### Data shown
%%
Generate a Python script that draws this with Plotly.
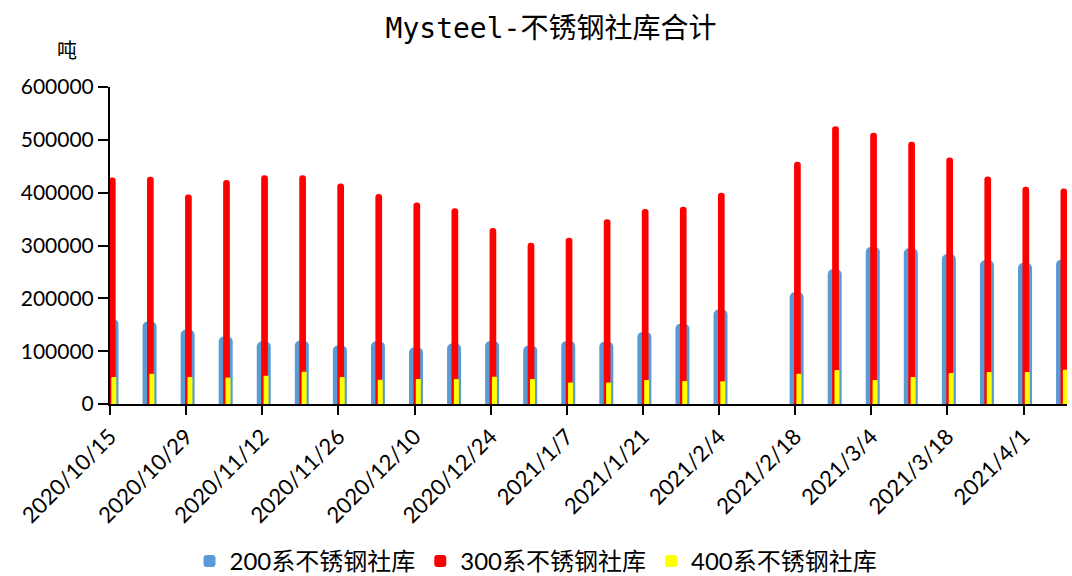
import plotly.graph_objects as go

# ---- data ----
dates = ["2020-10-15", "2020-10-22", "2020-10-29", "2020-11-05", "2020-11-12", "2020-11-19",
         "2020-11-26", "2020-12-03", "2020-12-10", "2020-12-17", "2020-12-24", "2020-12-31",
         "2021-01-07", "2021-01-14", "2021-01-21", "2021-01-28", "2021-02-04",
         "2021-02-18", "2021-02-25", "2021-03-04", "2021-03-11", "2021-03-18", "2021-03-25",
         "2021-04-01", "2021-04-08"]

s200 = [160600, 156100, 140400, 127700, 118300, 119600, 110700, 118300, 107000, 114500,
        119000, 110100, 119000, 117700, 136000, 151700, 179000,
        211600, 255000, 297200, 294700, 283400, 272000, 267000, 273200]

s300 = [428900, 430000, 396700, 423800, 433200, 433000, 417500, 397300, 381600, 370300,
        333100, 305300, 314800, 349500, 369000, 373300, 400000,
        458400, 525800, 513200, 496200, 466600, 430700, 411100, 408000]

s400 = [51000, 57200, 51000, 50300, 53500, 61000, 51000, 46000, 47200, 47200,
        51600, 47200, 40800, 40800, 45300, 43500, 43000,
        57200, 64200, 45300, 51000, 58500, 60400, 60400, 64800]

names = ["200系不锈钢社库", "300系不锈钢社库", "400系不锈钢社库"]

tick_dates = ["2020-10-15", "2020-10-29", "2020-11-12", "2020-11-26", "2020-12-10",
              "2020-12-24", "2021-01-07", "2021-01-21", "2021-02-04", "2021-02-18",
              "2021-03-04", "2021-03-18", "2021-04-01"]
tick_labels = ["2020/10/15", "2020/10/29", "2020/11/12", "2020/11/26", "2020/12/10",
               "2020/12/24", "2021/1/7", "2021/1/21", "2021/2/4", "2021/2/18",
               "2021/3/4", "2021/3/18", "2021/4/1"]

title = "Mysteel-不锈钢社库合计"
unit = "吨"

# ---- styling ----
PX = 86400000 / 5.4375  # ms per pixel (approx)

fig = go.Figure()
fig.add_trace(go.Bar(x=dates, y=s200, name=names[0],
                     marker=dict(color="#5b9bd5", line=dict(width=0), cornerradius=5),
                     width=14 * PX, offset=-5.5 * PX))
fig.add_trace(go.Bar(x=dates, y=s300, name=names[1],
                     marker=dict(color="#ff0000", line=dict(width=0), cornerradius=3),
                     width=6.7 * PX, offset=-1.05 * PX))
fig.add_trace(go.Bar(x=dates, y=s400, name=names[2],
                     marker=dict(color="#ffff00", line=dict(width=0), cornerradius=1),
                     width=5 * PX, offset=1.3 * PX))

fig.update_layout(
    width=1072, height=576,
    barmode="overlay",
    plot_bgcolor="white", paper_bgcolor="white",
    margin=dict(l=110, r=5, t=87, b=172, autoexpand=False),
    font=dict(family="Lato, Noto Sans CJK SC", color="black"),
    title=dict(text=title, x=0.514, xref="container", xanchor="center",
               y=1 - 28 / 576, yref="container", yanchor="middle",
               font=dict(family="DejaVu Sans Mono, Noto Sans CJK SC", size=28, color="black")),
    legend=dict(orientation="h", xref="container", yref="container",
                x=0.5, xanchor="center", y=1 - 539 / 576, yanchor="top",
                font=dict(size=24, family="Lato, Noto Sans CJK SC"),
                itemwidth=30, tracegroupgap=0),
    showlegend=True,
    annotations=[dict(text=unit, xref="paper", yref="paper", x=-0.045, y=1.117,
                      showarrow=False, font=dict(size=20, family="Noto Sans CJK SC"),
                      xanchor="center", yanchor="middle")],
)

fig.update_xaxes(type="date", range=["2020-10-15", "2021-04-09"],
                 tickvals=tick_dates, ticktext=tick_labels, tickangle=-45,
                 showline=True, linecolor="black", linewidth=2,
                 ticks="outside", ticklen=9, tickwidth=2, tickcolor="black",
                 showgrid=False, zeroline=False, automargin=False,
                 tickfont=dict(size=22, family="Lato"))
fig.update_yaxes(range=[0, 600000], tickvals=[0, 100000, 200000, 300000, 400000, 500000, 600000],
                 tickformat="d",
                 showline=True, linecolor="black", linewidth=2,
                 ticks="outside", ticklen=10, tickwidth=2, tickcolor="black",
                 showgrid=False, zeroline=False, automargin=False,
                 tickfont=dict(size=21, family="Lato"))

fig.write_html("out.html", config={"displayModeBar": False},
               post_script="document.body.style.margin='0';document.body.style.overflow='hidden';")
%%
### What is required
Reproduce the listing exactly. Leave its pictures out.

### Answer
Generate a Python script that draws this with Plotly.
import plotly.graph_objects as go

# ---- data ----
dates = ["2020-10-15", "2020-10-22", "2020-10-29", "2020-11-05", "2020-11-12", "2020-11-19",
         "2020-11-26", "2020-12-03", "2020-12-10", "2020-12-17", "2020-12-24", "2020-12-31",
         "2021-01-07", "2021-01-14", "2021-01-21", "2021-01-28", "2021-02-04",
         "2021-02-18", "2021-02-25", "2021-03-04", "2021-03-11", "2021-03-18", "2021-03-25",
         "2021-04-01", "2021-04-08"]

s200 = [160600, 156100, 140400, 127700, 118300, 119600, 110700, 118300, 107000, 114500,
        119000, 110100, 119000, 117700, 136000, 151700, 179000,
        211600, 255000, 297200, 294700, 283400, 272000, 267000, 273200]

s300 = [428900, 430000, 396700, 423800, 433200, 433000, 417500, 397300, 381600, 370300,
        333100, 305300, 314800, 349500, 369000, 373300, 400000,
        458400, 525800, 513200, 496200, 466600, 430700, 411100, 408000]

s400 = [51000, 57200, 51000, 50300, 53500, 61000, 51000, 46000, 47200, 47200,
        51600, 47200, 40800, 40800, 45300, 43500, 43000,
        57200, 64200, 45300, 51000, 58500, 60400, 60400, 64800]

names = ["200系不锈钢社库", "300系不锈钢社库", "400系不锈钢社库"]

tick_dates = ["2020-10-15", "2020-10-29", "2020-11-12", "2020-11-26", "2020-12-10",
              "2020-12-24", "2021-01-07", "2021-01-21", "2021-02-04", "2021-02-18",
              "2021-03-04", "2021-03-18", "2021-04-01"]
tick_labels = ["2020/10/15", "2020/10/29", "2020/11/12", "2020/11/26", "2020/12/10",
               "2020/12/24", "2021/1/7", "2021/1/21", "2021/2/4", "2021/2/18",
               "2021/3/4", "2021/3/18", "2021/4/1"]

title = "Mysteel-不锈钢社库合计"
unit = "吨"

# ---- styling ----
PX = 86400000 / 5.4375  # ms per pixel (approx)

fig = go.Figure()
fig.add_trace(go.Bar(x=dates, y=s200, name=names[0],
                     marker=dict(color="#5b9bd5", line=dict(width=0), cornerradius=5),
                     width=14 * PX, offset=-5.5 * PX))
fig.add_trace(go.Bar(x=dates, y=s300, name=names[1],
                     marker=dict(color="#ff0000", line=dict(width=0), cornerradius=3),
                     width=6.7 * PX, offset=-1.05 * PX))
fig.add_trace(go.Bar(x=dates, y=s400, name=names[2],
                     marker=dict(color="#ffff00", line=dict(width=0), cornerradius=1),
                     width=5 * PX, offset=1.3 * PX))

fig.update_layout(
    width=1072, height=576,
    barmode="overlay",
    plot_bgcolor="white", paper_bgcolor="white",
    margin=dict(l=110, r=5, t=87, b=172, autoexpand=False),
    font=dict(family="Lato, Noto Sans CJK SC", color="black"),
    title=dict(text=title, x=0.514, xref="container", xanchor="center",
               y=1 - 28 / 576, yref="container", yanchor="middle",
               font=dict(family="DejaVu Sans Mono, Noto Sans CJK SC", size=28, color="black")),
    legend=dict(orientation="h", xref="container", yref="container",
                x=0.5, xanchor="center", y=1 - 539 / 576, yanchor="top",
                font=dict(size=24, family="Lato, Noto Sans CJK SC"),
                itemwidth=30, tracegroupgap=0),
    showlegend=True,
    annotations=[dict(text=unit, xref="paper", yref="paper", x=-0.045, y=1.117,
                      showarrow=False, font=dict(size=20, family="Noto Sans CJK SC"),
                      xanchor="center", yanchor="middle")],
)

fig.update_xaxes(type="date", range=["2020-10-15", "2021-04-09"],
                 tickvals=tick_dates, ticktext=tick_labels, tickangle=-45,
                 showline=True, linecolor="black", linewidth=2,
                 ticks="outside", ticklen=9, tickwidth=2, tickcolor="black",
                 showgrid=False, zeroline=False, automargin=False,
                 tickfont=dict(size=22, family="Lato"))
fig.update_yaxes(range=[0, 600000], tickvals=[0, 100000, 200000, 300000, 400000, 500000, 600000],
                 tickformat="d",
                 showline=True, linecolor="black", linewidth=2,
                 ticks="outside", ticklen=10, tickwidth=2, tickcolor="black",
                 showgrid=False, zeroline=False, automargin=False,
                 tickfont=dict(size=21, family="Lato"))

fig.write_html("out.html", config={"displayModeBar": False},
               post_script="document.body.style.margin='0';document.body.style.overflow='hidden';")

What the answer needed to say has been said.